Jean-Jacques ROUSSEAU fut aussi précepteur des enfants ou des petits-enfants de ses bienfaiteurs. Il écrivit des « Lettres élémentaires sur la botanique » pour de très jeunes élèves, mais en véritable pédagogue, par ce moyen, il éduque aussi les parents. C’est ainsi qu’il fut logiquement entraîné à exposer les principes d’une éducation conforme à la nature, écrivant entre 1757 et 1760, « Emile ou de l’éducation » qui parut en 1762. Jean-Jacques avait 50 ans. Sa philosophie confère à ses principes et à sa méthode une indéniable cohérence. Beaucoup de conseils dérivent de sa propre expérience. Ayant exercé plusieurs métiers, il sait tout ce qu’on peut apprendre par l’observation, tout le prix d’une formation pratique par l‘observation directe au contact des choses. Il sait aussi ce qui lui a manqué : une éducation méthodique. Parfois même ce livre de pédagogie tourne à la confidence émouvante. Rousseau lui-même nous invite à considérer l’ouvrage comme les rêveries d’un visionnaire sur l’éducation. Néanmoins, l’Emile contient beaucoup d’idées excellentes : l’adaptation de l’enseignement aux facultés de l’enfant, la portée de la connaissance sensible et du travail manuel, les vertus de l’observation, l’enseignement actif, l’incidence des méthodes pédagogiques sur la formation morale. L’Emile eut un grand retentissement auprès de ses contemporains. On y retrouve d’ailleurs bien des réponses à des questions qui sont posées aujourd’hui.
Rousseau avait observé et analysé la société de ce siècle des lumières et perçu les dangers d’un progrès matériel démesuré éloignant l’homme de la nature ; à tout instant il met en garde contre des méthodes qui seraient efficaces mais risqueraient de rompre l’équilibre et l’harmonie entre l’homme et le milieu naturel. « Tout est bien sortant des mains de l’Auteur des choses, tout dégénère entre les mains de l’homme».
Bien évidemment, les idées de Jean-Jacques ROUSSEAU n’étaient pas pour plaire aux chantres du progrès sans limites.
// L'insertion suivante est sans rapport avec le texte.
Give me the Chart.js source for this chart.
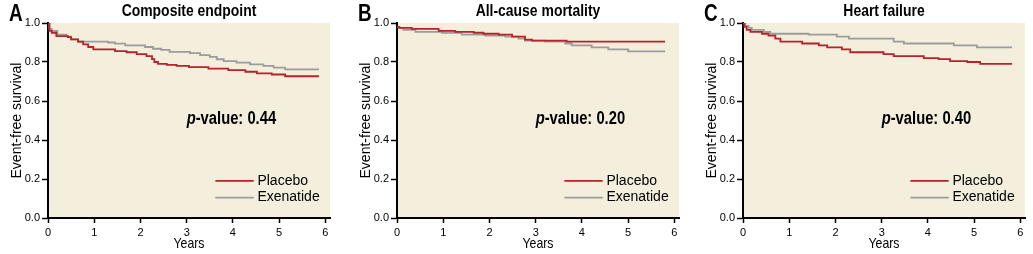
<!DOCTYPE html>
<html>
<head>
<meta charset="utf-8">
<script src="https://cdn.jsdelivr.net/npm/chart.js@4"></script>
<style>
  html, body { margin: 0; padding: 0; background: #ffffff; overflow: hidden; }
  body { width: 1033px; height: 254px; position: relative; }
  canvas { position: absolute; top: 0; }
</style>
</head>
<body>
<canvas id="panelA" width="346" height="254" style="left:-8px"></canvas>
<canvas id="panelB" width="346" height="254" style="left:341px"></canvas>
<canvas id="panelC" width="346" height="254" style="left:687px"></canvas>
<script>
// ---------- data ----------
const xTicks = [0, 1, 2, 3, 4, 5, 6];
const yTicks = [0, 0.2, 0.4, 0.6, 0.8, 1.0];
const seriesNames = ['Placebo', 'Exenatide'];
const panelLetters = ['A', 'B', 'C'];
const panelTitles = ['Composite endpoint', 'All-cause mortality', 'Heart failure'];
const pValues = ['0.44', '0.20', '0.40'];

// Composite endpoint
const compositePlaceboYears    = [0, 0.03, 0.08, 0.18, 0.43, 0.5, 0.65, 0.76, 0.87, 0.98, 1.45, 1.7, 1.92, 2.13, 2.25, 2.3, 2.38, 2.57, 2.78, 3.05, 3.47, 3.9, 4.27, 4.52, 4.84, 5.13, 5.86];
const compositePlaceboSurv     = [1.0, 0.96, 0.95, 0.933, 0.928, 0.916, 0.904, 0.89, 0.877, 0.865, 0.856, 0.85, 0.84, 0.83, 0.815, 0.80, 0.79, 0.785, 0.78, 0.774, 0.766, 0.758, 0.75, 0.742, 0.736, 0.727, 0.727];
const compositeExenatideYears  = [0, 0.03, 0.08, 0.2, 0.4, 0.5, 0.65, 1.3, 1.45, 1.67, 2.1, 2.27, 2.45, 2.63, 3.07, 3.29, 3.5, 3.65, 3.8, 4.08, 4.37, 4.66, 4.88, 5.13, 5.86];
const compositeExenatideSurv   = [1.0, 0.97, 0.96, 0.94, 0.93, 0.916, 0.905, 0.9, 0.894, 0.885, 0.877, 0.868, 0.862, 0.852, 0.846, 0.835, 0.826, 0.814, 0.805, 0.797, 0.788, 0.78, 0.771, 0.762, 0.762];

// All-cause mortality
const mortalityPlaceboYears    = [0, 0.05, 0.32, 0.9, 1.26, 1.66, 1.87, 2.2, 2.49, 2.77, 2.92, 3.67, 5.8];
const mortalityPlaceboSurv     = [0.98, 0.975, 0.97, 0.96, 0.955, 0.95, 0.945, 0.94, 0.93, 0.915, 0.91, 0.905, 0.905];
const mortalityExenatideYears  = [0, 0.05, 0.14, 0.4, 0.97, 1.4, 1.91, 2.34, 2.63, 2.77, 3.2, 3.64, 3.78, 4.21, 4.57, 5.0, 5.8];
const mortalityExenatideSurv   = [0.98, 0.975, 0.965, 0.955, 0.95, 0.94, 0.935, 0.93, 0.92, 0.91, 0.905, 0.895, 0.885, 0.875, 0.865, 0.855, 0.855];

// Heart failure
const heartPlaceboYears        = [0, 0.03, 0.08, 0.16, 0.41, 0.55, 0.7, 0.81, 1.28, 1.64, 1.82, 2.14, 2.32, 3.04, 3.26, 3.91, 4.23, 4.48, 4.85, 5.13, 5.82];
const heartPlaceboSurv         = [1.0, 0.98, 0.965, 0.955, 0.945, 0.935, 0.92, 0.905, 0.895, 0.885, 0.875, 0.865, 0.85, 0.84, 0.83, 0.82, 0.815, 0.805, 0.80, 0.79, 0.79];
const heartExenatideYears      = [0, 0.05, 0.12, 0.19, 0.45, 0.59, 1.42, 2.03, 2.29, 3.26, 3.48, 4.56, 5.06, 5.82];
const heartExenatideSurv       = [1.0, 0.985, 0.975, 0.965, 0.955, 0.945, 0.94, 0.93, 0.92, 0.905, 0.895, 0.885, 0.875, 0.875];

// ---------- styling ----------
const REGULAR = '"Liberation Sans", Arial, Helvetica, sans-serif';
const BG = '#f3efdc';
const RED = '#b8222b';
const GREY = '#9c9c9c';
const NARROW_SCALE = 0.82; // emulate a condensed face by horizontal scaling

function pts(xs, ys) { return xs.map((x, i) => ({ x: x, y: ys[i] })); }

function narrowText(ctx, text, x, y, font, align, baseline) {
  ctx.save();
  ctx.font = font;
  ctx.textAlign = align;
  ctx.textBaseline = baseline;
  ctx.translate(x, y);
  ctx.scale(NARROW_SCALE, 1);
  ctx.fillText(text, 0, 0);
  const w = ctx.measureText(text).width * NARROW_SCALE;
  ctx.restore();
  return w;
}

const decor = {
  id: 'decor',
  beforeDraw(chart) {
    const { ctx, chartArea: a } = chart;
    ctx.save();
    ctx.fillStyle = BG;
    ctx.fillRect(a.left, a.top, a.right - a.left, a.bottom - a.top);
    ctx.restore();
  },
  afterDraw(chart, args, opts) {
    const { ctx, chartArea: a } = chart;
    const xs = chart.scales.x, ys = chart.scales.y;
    ctx.save();
    ctx.fillStyle = '#000';
    // panel letter
    narrowText(ctx, opts.letter, a.left - 39, 21, 'bold 23px ' + REGULAR, 'left', 'alphabetic');
    // title
    narrowText(ctx, opts.title, (a.left + a.right) / 2, 16, 'bold 17px ' + REGULAR, 'center', 'alphabetic');
    // x axis title
    narrowText(ctx, opts.xTitle, (a.left + a.right) / 2, 248, '15px ' + REGULAR, 'center', 'alphabetic');
    // p-value
    const px = xs.getPixelForValue(3.0), py = ys.getPixelForValue(0.51);
    const pw = narrowText(ctx, 'p', px, py, 'italic bold 18px ' + REGULAR, 'left', 'middle');
    narrowText(ctx, '-value: ' + opts.pValue, px + pw, py, 'bold 18px ' + REGULAR, 'left', 'middle');
    // legend
    const legendY = [0.19, 0.105];
    chart.data.datasets.forEach((ds, i) => {
      const y = ys.getPixelForValue(legendY[i]);
      ctx.strokeStyle = ds.borderColor;
      ctx.lineWidth = 1.8;
      ctx.beginPath();
      ctx.moveTo(xs.getPixelForValue(3.62), y);
      ctx.lineTo(xs.getPixelForValue(4.45), y);
      ctx.stroke();
      ctx.fillStyle = '#000';
      ctx.font = '14px ' + REGULAR;
      ctx.textAlign = 'left';
      ctx.textBaseline = 'middle';
      ctx.fillText(ds.label, xs.getPixelForValue(4.53), y);
    });
    ctx.restore();
  }
};

function makePanel(canvasId, idx, placebo, exenatide) {
  return new Chart(document.getElementById(canvasId), {
    type: 'line',
    data: {
      datasets: [
        { label: seriesNames[0], data: placebo, borderColor: RED, borderWidth: 1.8, stepped: 'before', pointRadius: 0, fill: false },
        { label: seriesNames[1], data: exenatide, borderColor: GREY, borderWidth: 1.8, stepped: 'before', pointRadius: 0, fill: false }
      ]
    },
    options: {
      responsive: false,
      animation: false,
      events: [],
      layout: { padding: { top: 23, right: 8, left: 0, bottom: 0 } },
      scales: {
        x: {
          type: 'linear', min: 0, max: 6.1,
          afterBuildTicks: s => { s.ticks = xTicks.map(v => ({ value: v })); },
          afterFit: s => { s.height = 36; },
          grid: { drawOnChartArea: false, drawTicks: true, tickLength: 5, tickColor: '#000', tickWidth: 1.5 },
          border: { display: true, color: '#000', width: 2 },
          ticks: { color: '#000', padding: 3, font: { family: REGULAR, size: 11 }, callback: v => String(v), maxRotation: 0 },
          title: { display: false }
        },
        y: {
          type: 'linear', min: 0, max: 1,
          afterBuildTicks: s => { s.ticks = yTicks.map(v => ({ value: v })); },
          afterFit: s => { s.width = 56; },
          grid: { drawOnChartArea: false, drawTicks: true, tickLength: 6, tickColor: '#000', tickWidth: 1.5 },
          border: { display: true, color: '#000', width: 2 },
          ticks: { color: '#000', padding: 2, font: { family: REGULAR, size: 11 }, callback: v => Number(v).toFixed(1) },
          title: { display: true, text: 'Event-free survival', color: '#000', font: { family: REGULAR, size: 14 }, padding: { top: 17, bottom: 0 } }
        }
      },
      plugins: {
        legend: { display: false },
        tooltip: { enabled: false },
        decor: { letter: panelLetters[idx], title: panelTitles[idx], pValue: pValues[idx], xTitle: 'Years' }
      }
    },
    plugins: [decor]
  });
}

makePanel('panelA', 0, pts(compositePlaceboYears, compositePlaceboSurv), pts(compositeExenatideYears, compositeExenatideSurv));
makePanel('panelB', 1, pts(mortalityPlaceboYears, mortalityPlaceboSurv), pts(mortalityExenatideYears, mortalityExenatideSurv));
makePanel('panelC', 2, pts(heartPlaceboYears, heartPlaceboSurv), pts(heartExenatideYears, heartExenatideSurv));
</script>
</body>
</html>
Au cours des dernières années de sa vie il sent bien que les grands et les puissants de la société se sont ligués contre lui en un vaste complot. Persuadé qu’on ne lui permettra même pas de transmettre aux générations futures une image exacte de sa personne et de sa pensée, il se résigne et trouve enfin l’apaisement dans la retraite et l’oubli des hommes. De 1776 à 1778, pour lui-même, pour son amélioration morale et son plaisir, il écrit les Rêveries du Promeneur Solitaire, qui seront publiées après sa mort en 1782. Ces dix promenades constituent son œuvre la plus sincère. Il se livre à un examen de conscience d’une précision minutieuse. Ces analyses concernent la morale et la religion, le mensonge, le bonheur, la bonté , les bienfaits de la solitude, et l’amour du prochain. De ces pages lumineuses, si justement célèbres, émane toute une philosophie du bonheur, liée à la bonté originelle de l’homme : bonheur de faire du bien à autrui, bonheur de jouir de notre être selon ce que la nature a voulu.